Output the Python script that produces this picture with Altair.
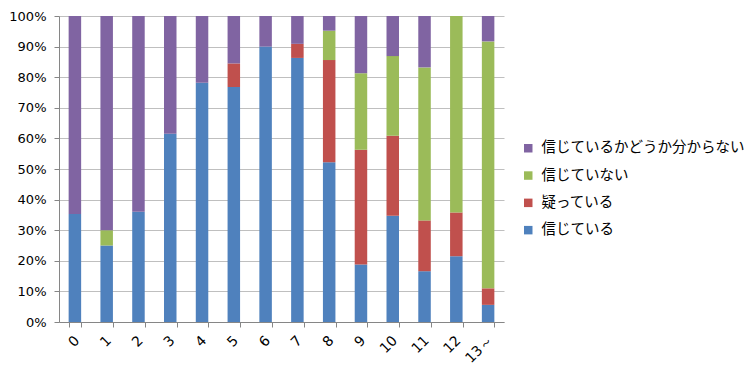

--------------------

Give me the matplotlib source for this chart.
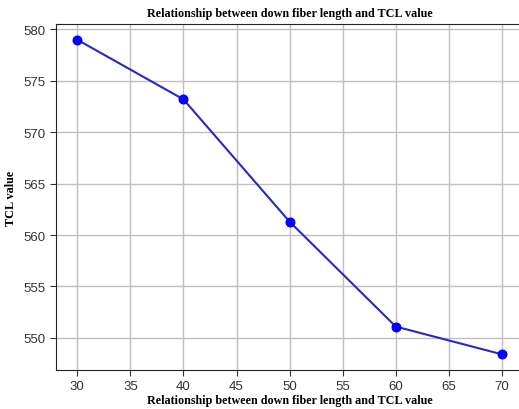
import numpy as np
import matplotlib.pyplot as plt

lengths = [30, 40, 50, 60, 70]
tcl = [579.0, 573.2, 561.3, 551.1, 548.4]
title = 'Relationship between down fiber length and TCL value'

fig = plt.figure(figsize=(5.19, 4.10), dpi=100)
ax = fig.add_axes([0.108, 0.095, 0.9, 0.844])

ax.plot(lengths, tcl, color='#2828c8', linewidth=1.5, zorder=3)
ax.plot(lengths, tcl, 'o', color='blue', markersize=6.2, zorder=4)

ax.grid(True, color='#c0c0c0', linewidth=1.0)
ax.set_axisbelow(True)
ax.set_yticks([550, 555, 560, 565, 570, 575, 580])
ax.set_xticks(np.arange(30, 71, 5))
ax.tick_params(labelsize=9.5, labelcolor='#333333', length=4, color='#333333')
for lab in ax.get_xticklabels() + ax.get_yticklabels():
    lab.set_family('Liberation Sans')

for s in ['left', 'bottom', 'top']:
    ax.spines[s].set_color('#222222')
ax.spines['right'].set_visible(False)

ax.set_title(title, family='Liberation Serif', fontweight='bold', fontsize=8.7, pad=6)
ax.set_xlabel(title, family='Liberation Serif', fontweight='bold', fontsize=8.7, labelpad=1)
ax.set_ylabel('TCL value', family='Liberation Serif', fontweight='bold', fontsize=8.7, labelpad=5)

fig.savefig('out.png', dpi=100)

--------------------

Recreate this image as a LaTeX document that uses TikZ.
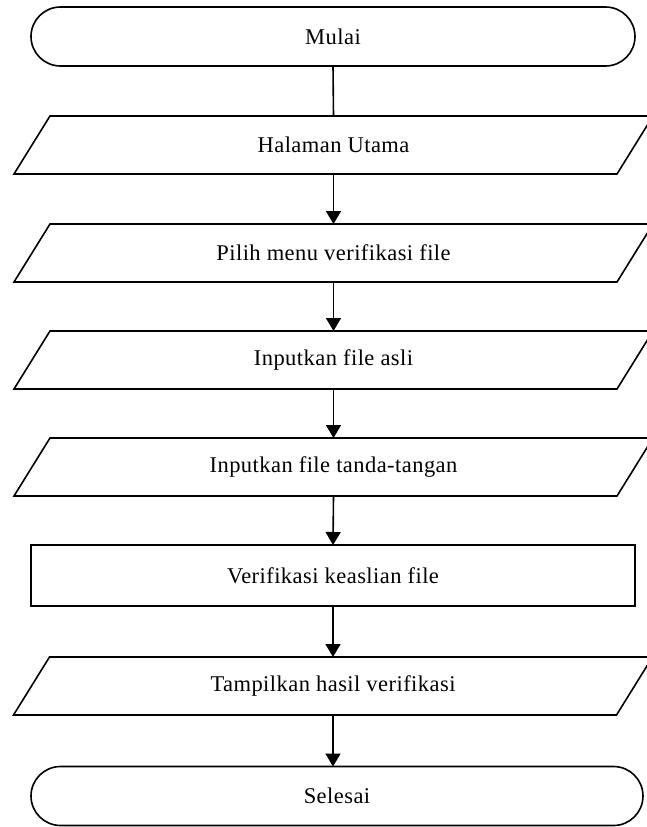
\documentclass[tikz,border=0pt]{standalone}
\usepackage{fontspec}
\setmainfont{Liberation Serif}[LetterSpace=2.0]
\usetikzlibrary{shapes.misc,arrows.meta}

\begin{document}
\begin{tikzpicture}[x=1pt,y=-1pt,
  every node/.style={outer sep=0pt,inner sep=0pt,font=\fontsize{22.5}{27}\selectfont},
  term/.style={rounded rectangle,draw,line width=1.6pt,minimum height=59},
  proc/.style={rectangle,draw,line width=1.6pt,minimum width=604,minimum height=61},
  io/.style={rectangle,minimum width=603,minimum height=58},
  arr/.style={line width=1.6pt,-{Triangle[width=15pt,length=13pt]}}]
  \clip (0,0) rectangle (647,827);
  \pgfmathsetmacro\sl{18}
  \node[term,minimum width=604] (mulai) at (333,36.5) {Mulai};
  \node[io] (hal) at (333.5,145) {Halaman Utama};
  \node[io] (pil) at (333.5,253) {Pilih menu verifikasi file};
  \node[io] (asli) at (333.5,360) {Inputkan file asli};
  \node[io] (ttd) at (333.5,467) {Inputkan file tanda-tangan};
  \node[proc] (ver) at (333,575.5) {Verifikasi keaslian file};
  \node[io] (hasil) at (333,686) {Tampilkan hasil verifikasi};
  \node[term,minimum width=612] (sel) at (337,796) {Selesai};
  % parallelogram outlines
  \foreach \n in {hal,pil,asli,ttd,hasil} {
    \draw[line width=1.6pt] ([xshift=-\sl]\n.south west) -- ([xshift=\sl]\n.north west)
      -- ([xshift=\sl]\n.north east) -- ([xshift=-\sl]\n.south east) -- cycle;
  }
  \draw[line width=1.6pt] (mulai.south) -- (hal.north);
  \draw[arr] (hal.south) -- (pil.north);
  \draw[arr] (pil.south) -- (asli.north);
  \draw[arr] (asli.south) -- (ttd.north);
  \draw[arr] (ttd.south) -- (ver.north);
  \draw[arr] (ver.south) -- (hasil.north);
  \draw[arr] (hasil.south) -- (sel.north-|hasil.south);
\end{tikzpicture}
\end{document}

--------------------

— Task brief —
Among the lines of the data above, count those holding "that" and state only the number.

— Task answer —
2